For circumstances known only to his mother, (now deceased) he was born in the town of Greenock Scotland, and was brought directly back to Portsmouth, his mothers home town, It is in and around Portsmouth that he has spent his life up until the present. His earliest memories are of his home in Walmer Road, Fratton, close to Portsmouth FCs ground.
He remembers with clarity the little footbridge in Walmer Road and the hazardous bombed buildings that were his playgrounds just after the war, and features in his book: Angels of the mud.

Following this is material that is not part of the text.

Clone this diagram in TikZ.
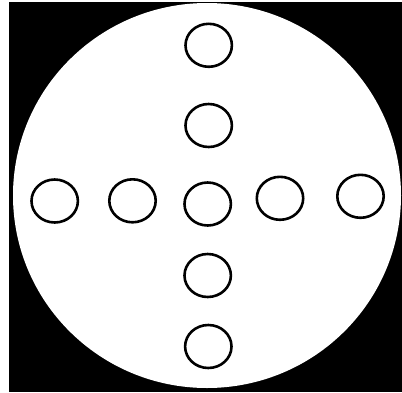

It could be said that ones birth, often means getting the short straw with regard to health. Call it the will of God or to the non religious, being one of life’s lottery losers. Barry was born minus a left hand and forearm. An act of nature, according to his mother and one can only accept a mothers word that this be the case. However one should always count their blessings and Barry, now at the age of 67 certainly believes he has been blessed. His disability did not prevent him from earning a living as a skilled toolmaker or finding Margaret, the best wife in the world. After almost 50 years of marriage they have seen their four children grow up to produce 12 grandchildren. Barry started writing as a hobby around the age of 45 he enjoys driving, walking and attending his Lovedean, Creative Writing club. It was around 1948 when Barry and his sister, Brenda, alighted, from the train at Portsmouth’s harbour station. As they crossed the causeway, they heard a young voice call out,
“Oi! chuck us a coin mate!” As did others, Barry and his sister stopped and peered over the railings to watch the antics of the Pompey mud larks. In later years Barry remembered a work associate’s story. He told Barry of the time he’d crossed the causeway when returning from the Isle of Wight and was witness to a young lad in trouble out on the mud, The boy was apparently rescued by firemen stretching their ladders out on the mudflats. This and other memories from the past have influenced the writing of this book. Memories, snippets of ones infantile days that seem to get lodged in the archives of ones mind. Everyone has them, and to most people they’re faded, half forgotten, pictures that were only vivid when created, but Barry found them a great help when writing “Angels of the Mud.” He believes it is much easier to imagine a situation when ones characters are put in places that one remembers, even if the story and characters are fictitious.